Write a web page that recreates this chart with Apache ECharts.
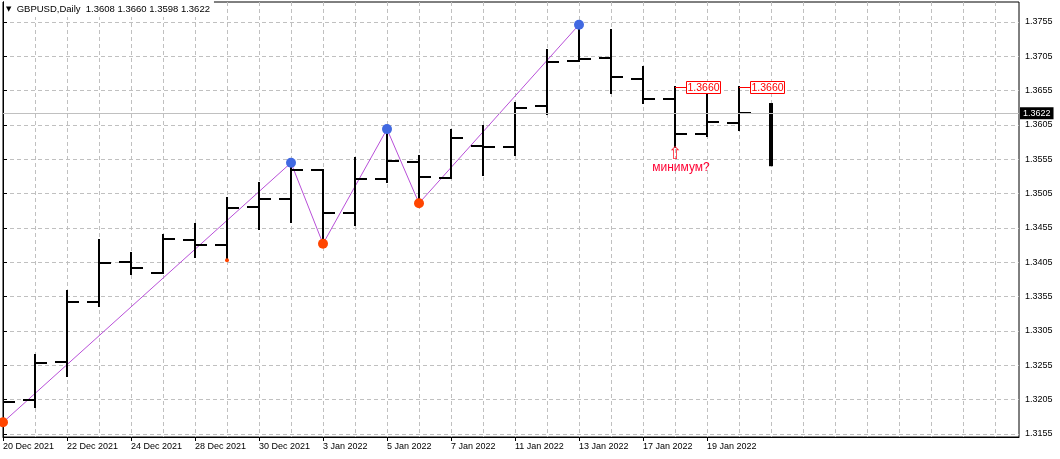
<!DOCTYPE html>
<html>
<head>
<meta charset="utf-8">
<title>GBPUSD Daily</title>
<script src="https://cdn.jsdelivr.net/npm/echarts@6/dist/echarts.min.js"></script>
<style>
  html, body { margin: 0; padding: 0; background: #fff; }
  #chart { width: 1060px; height: 459px; }
</style>
</head>
<body>
<div id="chart"></div>
<script>
// daily bars
const dates = ["20 Dec 2021", "21 Dec 2021", "22 Dec 2021", "23 Dec 2021", "24 Dec 2021", "27 Dec 2021",
  "28 Dec 2021", "29 Dec 2021", "30 Dec 2021", "31 Dec 2021", "3 Jan 2022", "4 Jan 2022", "5 Jan 2022",
  "6 Jan 2022", "7 Jan 2022", "10 Jan 2022", "11 Jan 2022", "12 Jan 2022", "13 Jan 2022", "14 Jan 2022",
  "17 Jan 2022", "18 Jan 2022", "19 Jan 2022", "20 Jan 2022", "21 Jan 2022"]
const open = [1.3236, 1.3205, 1.3260, 1.3347, 1.3406, 1.3390, 1.3437, 1.3430, 1.3486, 1.3497, 1.3540, 1.3477,
  1.3526, 1.3551, 1.3528, 1.3575, 1.3573, 1.3633, 1.3698, 1.3703, 1.3672, 1.3643, 1.3592, 1.3608]
const high = [1.3244, 1.3270, 1.3363, 1.3438, 1.3419, 1.3445, 1.3461, 1.3499, 1.3521, 1.3550, 1.3540, 1.3557,
  1.3599, 1.3560, 1.3598, 1.3604, 1.3637, 1.3714, 1.3751, 1.3743, 1.3689, 1.3660, 1.3649, 1.3660]
const low = [1.3172, 1.3194, 1.3240, 1.3341, 1.3388, 1.3390, 1.3413, 1.3408, 1.3454, 1.3464, 1.3432, 1.3459,
  1.3522, 1.3491, 1.3528, 1.3532, 1.3561, 1.3621, 1.3698, 1.3652, 1.3637, 1.3573, 1.3589, 1.3598]
const close = [1.3202, 1.3258, 1.3347, 1.3404, 1.3397, 1.3439, 1.3430, 1.3484, 1.3497, 1.3540, 1.3477, 1.3526,
  1.3553, 1.3529, 1.3586, 1.3573, 1.3630, 1.3697, 1.3701, 1.3675, 1.3643, 1.3592, 1.3609, 1.3622]
// thick bar on 21 Jan: [index, top, bottom]
const tailBar = [24, 1.3637, 1.3545]

// zigzag turning points
const zzIdx = [0, 9, 10, 12, 13, 18]
const zzKind = ["L", "H", "L", "H", "L", "H"]
const smallDot = [7] // small red dot at a low

// annotated bars
const labelBars = [21, 23]
const minBar = 21

const yTicks = [1.3155, 1.3205, 1.3255, 1.3305, 1.3355, 1.3405, 1.3455, 1.3505, 1.3555, 1.3605, 1.3655, 1.3705, 1.3755]
const xLabelIdx = [0, 2, 4, 6, 8, 10, 12, 14, 16, 18, 20, 22]
const gridIdx = []
for (let i = 0; i <= 31; i++) gridIdx.push(i)

const last = open.length - 1
const font = "Liberation Sans"

const bars = open.map((o, i) => [i, o, high[i], low[i], close[i]])
const zz = zzIdx.map((i, k) => [i, zzKind[k] == "H" ? high[i] : low[i]])

function renderBar(params, api) {
  const i = api.value(0)
  const pO = api.coord([i, api.value(1)])
  const pH = api.coord([i, api.value(2)])
  const pL = api.coord([i, api.value(3)])
  const pC = api.coord([i, api.value(4)])
  const x = Math.round(pO[0])
  const st = { stroke: "#000", lineWidth: 2 }
  return {
    type: "group",
    children: [
      { type: "line", shape: { x1: x, y1: Math.round(pH[1]) - 1, x2: x, y2: Math.round(pL[1]) + 1 }, style: st },
      { type: "line", shape: { x1: x - 12, y1: Math.round(pO[1]), x2: x, y2: Math.round(pO[1]) }, style: st },
      { type: "line", shape: { x1: x, y1: Math.round(pC[1]), x2: x + 12, y2: Math.round(pC[1]) }, style: st },
    ],
  }
}

function renderTail(params, api) {
  const a = api.coord([api.value(0), api.value(1)])
  const b = api.coord([api.value(0), api.value(2)])
  return { type: "line", shape: { x1: Math.round(a[0]), y1: a[1], x2: Math.round(a[0]), y2: b[1] }, style: { stroke: "#000", lineWidth: 4 } }
}

function renderPriceLabel(params, api) {
  const p = api.coord([api.value(0), api.value(1)])
  const x = Math.round(p[0])
  const y = Math.round(p[1]) + 0.5
  return {
    type: "group",
    children: [
      { type: "line", shape: { x1: x, y1: y, x2: x + 11, y2: y }, style: { stroke: "#ff0000", lineWidth: 1 } },
      { type: "rect", shape: { x: x + 11.5, y: y - 6, width: 34, height: 12 }, style: { fill: "#fff", stroke: "#ff0000", lineWidth: 1 } },
      {
        type: "text", x: x + 28.5, y: y + 0.5,
        style: { text: api.value(1).toFixed(4), fill: "#ff0000", align: "center", verticalAlign: "middle", fontSize: 10.5, fontFamily: font },
      },
    ],
  }
}

function renderMinNote(params, api) {
  const p = api.coord([api.value(0), api.value(1)])
  return {
    type: "group",
    children: [
      { type: "text", x: p[0], y: p[1] + 8, style: { text: "⇧", fill: "#ff2a3a", align: "center", verticalAlign: "middle", fontSize: 17, fontFamily: "DejaVu Sans" } },
      { type: "text", x: p[0] + 6, y: p[1] + 21, style: { text: "минимум?", fill: "#ff0033", align: "center", verticalAlign: "middle", fontSize: 12, fontFamily: font } },
    ],
  }
}

let myChart = echarts.init(document.getElementById("chart"))
myChart.setOption({
  animation: false,
  title: {
    text: "{t|▼}  GBPUSD,Daily  " + [open[last], high[last], low[last], close[last]].map((v) => v.toFixed(4)).join(" "),
    left: 4,
    top: 0,
    padding: [4, 4, 3, 2],
    backgroundColor: "#fff",
    textStyle: {
      fontFamily: font,
      fontSize: 9.5,
      fontWeight: "normal",
      color: "#000",
      rich: { t: { fontSize: 7, fontFamily: "DejaVu Sans", color: "#000" } },
    },
  },
  grid: {
    left: 3,
    right: 41,
    top: 2,
    bottom: 22,
    show: true,
    borderColor: "#000",
    borderWidth: 1,
    outerBoundsMode: "none",
  },
  xAxis: [
    {
      type: "value",
      min: 0,
      max: 31.75,
      axisLine: { show: true, lineStyle: { color: "#000" } },
      axisTick: { show: false, customValues: gridIdx },
      axisLabel: { show: false },
      splitLine: { show: true, lineStyle: { color: "#c0c0c0", type: [4, 3] } },
    },
    {
      type: "value",
      min: 0,
      max: 31.75,
      position: "bottom",
      axisLine: { show: false },
      axisTick: { show: true, customValues: xLabelIdx, length: 4, lineStyle: { color: "#000" } },
      axisLabel: {
        customValues: xLabelIdx,
        formatter: (v) => dates[v],
        align: "left",
        margin: 5,
        fontFamily: font,
        fontSize: 9,
        color: "#000",
        showMinLabel: true,
        hideOverlap: false,
      },
      splitLine: { show: false },
    },
  ],
  yAxis: {
    type: "value",
    position: "right",
    min: 1.315063,
    max: 1.378413,
    axisLine: { show: true, lineStyle: { color: "#000" } },
    axisTick: { show: true, customValues: yTicks, length: 4, lineStyle: { color: "#000" } },
    axisLabel: {
      customValues: yTicks,
      formatter: (v) => v.toFixed(4),
      margin: 6,
      fontFamily: font,
      fontSize: 9,
      color: "#000",
    },
    splitLine: { show: true, lineStyle: { color: "#c0c0c0", type: [4, 3] } },
  },
  series: [
    {
      name: "zigzag",
      type: "line",
      data: zz,
      symbol: "none",
      z: 1,
      lineStyle: { color: "#b84fd8", width: 1 },
      markLine: {
        silent: true,
        precision: 4,
        symbol: ["none", "none"],
        lineStyle: { color: "#c0c0c0", type: "solid", width: 1 },
        label: {
          show: true,
          position: "end",
          distance: 1,
          formatter: () => close[last].toFixed(4),
          color: "#fff",
          backgroundColor: "#000",
          padding: [2, 3, 1, 3],
          fontFamily: font,
          fontSize: 9,
        },
        data: [{ yAxis: close[last] }],
      },
    },
    {
      name: "bars",
      type: "custom",
      renderItem: renderBar,
      data: bars,
      encode: { x: 0, y: [1, 2, 3, 4] },
      clip: true,
      z: 3,
    },
    {
      name: "tail",
      type: "custom",
      renderItem: renderTail,
      data: [tailBar],
      encode: { x: 0, y: [1, 2] },
      z: 3,
    },
    {
      name: "highs",
      type: "scatter",
      data: zz.filter((d, k) => zzKind[k] == "H"),
      symbolSize: 10,
      itemStyle: { color: "#4169e1", opacity: 1 },
      z: 5,
    },
    {
      name: "lows",
      type: "scatter",
      data: zz.filter((d, k) => zzKind[k] == "L"),
      symbolSize: 10,
      itemStyle: { color: "#ff4500", opacity: 1 },
      z: 5,
    },
    {
      name: "smallLow",
      type: "scatter",
      data: smallDot.map((i) => [i, low[i]]),
      symbolSize: 4,
      itemStyle: { color: "#ff4500", opacity: 1 },
      z: 5,
    },
    {
      name: "priceLabels",
      type: "custom",
      renderItem: renderPriceLabel,
      data: labelBars.map((i) => [i, high[i]]),
      z: 6,
    },
    {
      name: "minNote",
      type: "custom",
      renderItem: renderMinNote,
      data: [[minBar, low[minBar]]],
      z: 6,
    },
  ],
})

window.addEventListener("resize", () => {
  myChart.resize()
})
</script>
</body>
</html>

* * * * *

GIVEN REQUEST —
Everything from the top line of the data down to and including the line with "const tailBar = [24, 1.3637, 1.3545]" is to be copied, except the pictures.

RESPONSE TO THIS TASK —
Write a web page that recreates this chart with Apache ECharts.
<!DOCTYPE html>
<html>
<head>
<meta charset="utf-8">
<title>GBPUSD Daily</title>
<script src="https://cdn.jsdelivr.net/npm/echarts@6/dist/echarts.min.js"></script>
<style>
  html, body { margin: 0; padding: 0; background: #fff; }
  #chart { width: 1060px; height: 459px; }
</style>
</head>
<body>
<div id="chart"></div>
<script>
// daily bars
const dates = ["20 Dec 2021", "21 Dec 2021", "22 Dec 2021", "23 Dec 2021", "24 Dec 2021", "27 Dec 2021",
  "28 Dec 2021", "29 Dec 2021", "30 Dec 2021", "31 Dec 2021", "3 Jan 2022", "4 Jan 2022", "5 Jan 2022",
  "6 Jan 2022", "7 Jan 2022", "10 Jan 2022", "11 Jan 2022", "12 Jan 2022", "13 Jan 2022", "14 Jan 2022",
  "17 Jan 2022", "18 Jan 2022", "19 Jan 2022", "20 Jan 2022", "21 Jan 2022"]
const open = [1.3236, 1.3205, 1.3260, 1.3347, 1.3406, 1.3390, 1.3437, 1.3430, 1.3486, 1.3497, 1.3540, 1.3477,
  1.3526, 1.3551, 1.3528, 1.3575, 1.3573, 1.3633, 1.3698, 1.3703, 1.3672, 1.3643, 1.3592, 1.3608]
const high = [1.3244, 1.3270, 1.3363, 1.3438, 1.3419, 1.3445, 1.3461, 1.3499, 1.3521, 1.3550, 1.3540, 1.3557,
  1.3599, 1.3560, 1.3598, 1.3604, 1.3637, 1.3714, 1.3751, 1.3743, 1.3689, 1.3660, 1.3649, 1.3660]
const low = [1.3172, 1.3194, 1.3240, 1.3341, 1.3388, 1.3390, 1.3413, 1.3408, 1.3454, 1.3464, 1.3432, 1.3459,
  1.3522, 1.3491, 1.3528, 1.3532, 1.3561, 1.3621, 1.3698, 1.3652, 1.3637, 1.3573, 1.3589, 1.3598]
const close = [1.3202, 1.3258, 1.3347, 1.3404, 1.3397, 1.3439, 1.3430, 1.3484, 1.3497, 1.3540, 1.3477, 1.3526,
  1.3553, 1.3529, 1.3586, 1.3573, 1.3630, 1.3697, 1.3701, 1.3675, 1.3643, 1.3592, 1.3609, 1.3622]
// thick bar on 21 Jan: [index, top, bottom]
const tailBar = [24, 1.3637, 1.3545]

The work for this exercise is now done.